**WORK TO BE COMPLETED**
Return, unaltered, every line from the beginning of the material below up to and including the one with "const ticksA = [0,1,2,3,4,5];".

==============================

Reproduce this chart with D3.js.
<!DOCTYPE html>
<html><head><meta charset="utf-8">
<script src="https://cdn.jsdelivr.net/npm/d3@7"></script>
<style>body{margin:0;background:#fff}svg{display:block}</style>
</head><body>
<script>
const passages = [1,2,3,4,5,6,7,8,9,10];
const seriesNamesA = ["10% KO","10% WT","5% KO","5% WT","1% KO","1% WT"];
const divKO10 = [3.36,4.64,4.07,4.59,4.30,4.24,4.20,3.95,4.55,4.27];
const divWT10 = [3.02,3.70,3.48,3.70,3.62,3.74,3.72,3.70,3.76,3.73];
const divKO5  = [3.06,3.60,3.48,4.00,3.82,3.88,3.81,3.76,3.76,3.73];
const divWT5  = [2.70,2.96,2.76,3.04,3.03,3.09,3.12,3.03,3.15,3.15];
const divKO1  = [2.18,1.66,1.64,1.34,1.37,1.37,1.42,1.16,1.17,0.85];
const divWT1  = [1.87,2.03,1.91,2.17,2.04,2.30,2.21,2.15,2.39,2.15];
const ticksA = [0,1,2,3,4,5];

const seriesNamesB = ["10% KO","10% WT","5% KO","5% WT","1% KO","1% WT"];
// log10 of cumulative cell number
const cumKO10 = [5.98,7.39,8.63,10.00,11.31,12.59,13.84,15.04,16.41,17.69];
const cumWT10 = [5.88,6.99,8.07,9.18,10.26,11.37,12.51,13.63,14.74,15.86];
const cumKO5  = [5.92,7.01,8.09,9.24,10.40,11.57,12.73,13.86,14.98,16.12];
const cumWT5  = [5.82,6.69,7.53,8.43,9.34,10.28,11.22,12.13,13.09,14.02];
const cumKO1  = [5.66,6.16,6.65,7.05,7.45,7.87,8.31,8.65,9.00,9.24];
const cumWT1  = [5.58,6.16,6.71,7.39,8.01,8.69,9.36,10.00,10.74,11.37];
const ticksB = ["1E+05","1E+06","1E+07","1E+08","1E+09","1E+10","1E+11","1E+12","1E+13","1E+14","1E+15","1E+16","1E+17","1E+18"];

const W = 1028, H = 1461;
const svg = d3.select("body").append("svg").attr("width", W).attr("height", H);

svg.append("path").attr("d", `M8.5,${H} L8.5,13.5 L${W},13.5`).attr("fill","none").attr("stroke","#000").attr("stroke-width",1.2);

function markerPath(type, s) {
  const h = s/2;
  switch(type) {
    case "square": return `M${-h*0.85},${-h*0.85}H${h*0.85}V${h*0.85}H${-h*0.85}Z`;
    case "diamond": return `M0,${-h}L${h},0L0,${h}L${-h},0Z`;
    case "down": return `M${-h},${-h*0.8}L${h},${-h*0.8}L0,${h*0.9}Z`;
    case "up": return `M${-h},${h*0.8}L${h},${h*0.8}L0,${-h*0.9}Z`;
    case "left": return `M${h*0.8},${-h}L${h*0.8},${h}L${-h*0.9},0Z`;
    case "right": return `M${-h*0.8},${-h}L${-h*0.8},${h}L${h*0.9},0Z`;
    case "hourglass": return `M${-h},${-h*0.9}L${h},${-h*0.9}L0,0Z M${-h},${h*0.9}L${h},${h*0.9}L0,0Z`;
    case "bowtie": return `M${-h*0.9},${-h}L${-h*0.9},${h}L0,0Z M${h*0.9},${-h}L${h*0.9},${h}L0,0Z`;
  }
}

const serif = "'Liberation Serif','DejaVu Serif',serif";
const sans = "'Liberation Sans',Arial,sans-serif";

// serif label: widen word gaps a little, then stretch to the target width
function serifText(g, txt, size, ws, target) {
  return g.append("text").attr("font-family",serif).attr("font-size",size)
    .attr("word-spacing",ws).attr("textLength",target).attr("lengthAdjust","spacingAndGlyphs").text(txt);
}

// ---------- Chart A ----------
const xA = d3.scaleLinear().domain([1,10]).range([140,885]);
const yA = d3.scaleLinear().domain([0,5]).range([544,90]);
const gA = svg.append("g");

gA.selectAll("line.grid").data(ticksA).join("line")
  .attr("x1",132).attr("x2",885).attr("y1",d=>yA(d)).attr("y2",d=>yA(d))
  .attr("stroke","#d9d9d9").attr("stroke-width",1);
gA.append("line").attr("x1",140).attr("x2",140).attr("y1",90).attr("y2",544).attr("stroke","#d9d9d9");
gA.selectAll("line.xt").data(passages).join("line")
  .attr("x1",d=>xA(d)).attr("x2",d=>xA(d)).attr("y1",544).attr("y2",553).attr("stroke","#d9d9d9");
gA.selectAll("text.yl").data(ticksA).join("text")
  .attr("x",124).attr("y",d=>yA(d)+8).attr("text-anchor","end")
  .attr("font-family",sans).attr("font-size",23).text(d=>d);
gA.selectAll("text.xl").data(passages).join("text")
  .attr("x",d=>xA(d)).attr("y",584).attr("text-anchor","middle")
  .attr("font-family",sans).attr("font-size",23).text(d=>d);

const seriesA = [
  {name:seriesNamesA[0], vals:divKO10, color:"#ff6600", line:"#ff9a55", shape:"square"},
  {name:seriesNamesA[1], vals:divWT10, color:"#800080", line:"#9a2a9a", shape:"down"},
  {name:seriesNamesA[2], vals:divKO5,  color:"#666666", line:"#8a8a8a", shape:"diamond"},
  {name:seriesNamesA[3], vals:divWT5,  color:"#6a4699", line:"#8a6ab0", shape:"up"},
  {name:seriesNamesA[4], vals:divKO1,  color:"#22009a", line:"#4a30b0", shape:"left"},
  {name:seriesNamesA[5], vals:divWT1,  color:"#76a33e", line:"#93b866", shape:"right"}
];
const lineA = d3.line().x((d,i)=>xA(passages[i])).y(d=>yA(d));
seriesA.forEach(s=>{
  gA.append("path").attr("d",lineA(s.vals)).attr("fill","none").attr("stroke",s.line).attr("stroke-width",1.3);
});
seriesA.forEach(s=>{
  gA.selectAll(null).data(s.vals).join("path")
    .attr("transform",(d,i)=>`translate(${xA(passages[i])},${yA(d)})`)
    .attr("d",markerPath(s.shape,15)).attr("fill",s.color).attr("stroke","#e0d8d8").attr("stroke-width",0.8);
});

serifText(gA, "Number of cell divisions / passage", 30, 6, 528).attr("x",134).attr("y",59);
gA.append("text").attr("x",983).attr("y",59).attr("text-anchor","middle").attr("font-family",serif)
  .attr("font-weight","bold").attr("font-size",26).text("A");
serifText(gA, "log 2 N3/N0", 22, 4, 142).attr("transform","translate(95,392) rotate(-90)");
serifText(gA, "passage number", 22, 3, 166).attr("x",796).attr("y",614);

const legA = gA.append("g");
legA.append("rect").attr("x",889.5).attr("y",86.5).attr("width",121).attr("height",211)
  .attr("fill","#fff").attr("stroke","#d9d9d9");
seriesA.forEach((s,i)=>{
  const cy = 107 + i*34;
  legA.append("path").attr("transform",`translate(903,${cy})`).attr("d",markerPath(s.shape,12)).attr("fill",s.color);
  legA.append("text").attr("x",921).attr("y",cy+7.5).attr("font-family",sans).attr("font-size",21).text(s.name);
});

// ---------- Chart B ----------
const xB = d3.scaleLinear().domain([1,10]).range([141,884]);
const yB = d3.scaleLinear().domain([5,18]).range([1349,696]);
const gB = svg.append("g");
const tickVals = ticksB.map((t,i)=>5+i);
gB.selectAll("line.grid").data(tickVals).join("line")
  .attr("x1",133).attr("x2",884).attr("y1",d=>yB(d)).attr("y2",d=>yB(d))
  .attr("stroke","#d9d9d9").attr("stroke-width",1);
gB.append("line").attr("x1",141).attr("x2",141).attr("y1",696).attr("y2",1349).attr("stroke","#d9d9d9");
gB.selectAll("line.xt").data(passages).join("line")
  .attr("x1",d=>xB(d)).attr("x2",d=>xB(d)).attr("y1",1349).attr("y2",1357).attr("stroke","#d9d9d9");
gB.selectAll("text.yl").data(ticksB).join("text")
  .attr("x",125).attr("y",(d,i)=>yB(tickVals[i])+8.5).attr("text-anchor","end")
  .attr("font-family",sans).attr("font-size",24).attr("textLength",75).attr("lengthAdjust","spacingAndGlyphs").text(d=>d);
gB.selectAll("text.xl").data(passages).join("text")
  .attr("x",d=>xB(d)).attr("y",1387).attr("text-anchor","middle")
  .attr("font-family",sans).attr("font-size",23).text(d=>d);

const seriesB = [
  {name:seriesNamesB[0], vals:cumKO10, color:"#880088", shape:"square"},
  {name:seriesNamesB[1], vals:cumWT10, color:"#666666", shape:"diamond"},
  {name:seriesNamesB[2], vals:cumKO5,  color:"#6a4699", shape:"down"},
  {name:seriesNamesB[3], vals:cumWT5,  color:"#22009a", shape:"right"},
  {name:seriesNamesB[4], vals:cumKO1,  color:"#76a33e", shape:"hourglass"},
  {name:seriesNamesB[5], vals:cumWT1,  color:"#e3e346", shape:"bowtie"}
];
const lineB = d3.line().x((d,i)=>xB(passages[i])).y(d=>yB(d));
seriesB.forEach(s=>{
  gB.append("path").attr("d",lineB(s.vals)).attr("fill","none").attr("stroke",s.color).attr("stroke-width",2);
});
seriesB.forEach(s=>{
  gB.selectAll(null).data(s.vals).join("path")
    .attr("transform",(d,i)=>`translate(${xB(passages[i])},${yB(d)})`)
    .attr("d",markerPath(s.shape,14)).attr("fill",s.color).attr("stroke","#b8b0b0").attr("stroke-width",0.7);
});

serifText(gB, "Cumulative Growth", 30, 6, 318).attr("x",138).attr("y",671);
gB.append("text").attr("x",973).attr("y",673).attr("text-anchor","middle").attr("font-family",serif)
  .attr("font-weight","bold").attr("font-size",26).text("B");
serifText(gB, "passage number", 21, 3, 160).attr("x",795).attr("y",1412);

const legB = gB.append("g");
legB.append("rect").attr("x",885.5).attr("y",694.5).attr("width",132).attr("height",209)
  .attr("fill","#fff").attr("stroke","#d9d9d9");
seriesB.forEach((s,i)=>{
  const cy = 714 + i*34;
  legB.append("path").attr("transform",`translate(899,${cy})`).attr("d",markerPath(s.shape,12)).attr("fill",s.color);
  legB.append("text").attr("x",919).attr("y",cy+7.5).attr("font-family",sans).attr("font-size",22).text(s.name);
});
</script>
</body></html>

==============================

**WRITTEN SOLUTION**
Reproduce this chart with D3.js.
<!DOCTYPE html>
<html><head><meta charset="utf-8">
<script src="https://cdn.jsdelivr.net/npm/d3@7"></script>
<style>body{margin:0;background:#fff}svg{display:block}</style>
</head><body>
<script>
const passages = [1,2,3,4,5,6,7,8,9,10];
const seriesNamesA = ["10% KO","10% WT","5% KO","5% WT","1% KO","1% WT"];
const divKO10 = [3.36,4.64,4.07,4.59,4.30,4.24,4.20,3.95,4.55,4.27];
const divWT10 = [3.02,3.70,3.48,3.70,3.62,3.74,3.72,3.70,3.76,3.73];
const divKO5  = [3.06,3.60,3.48,4.00,3.82,3.88,3.81,3.76,3.76,3.73];
const divWT5  = [2.70,2.96,2.76,3.04,3.03,3.09,3.12,3.03,3.15,3.15];
const divKO1  = [2.18,1.66,1.64,1.34,1.37,1.37,1.42,1.16,1.17,0.85];
const divWT1  = [1.87,2.03,1.91,2.17,2.04,2.30,2.21,2.15,2.39,2.15];
const ticksA = [0,1,2,3,4,5];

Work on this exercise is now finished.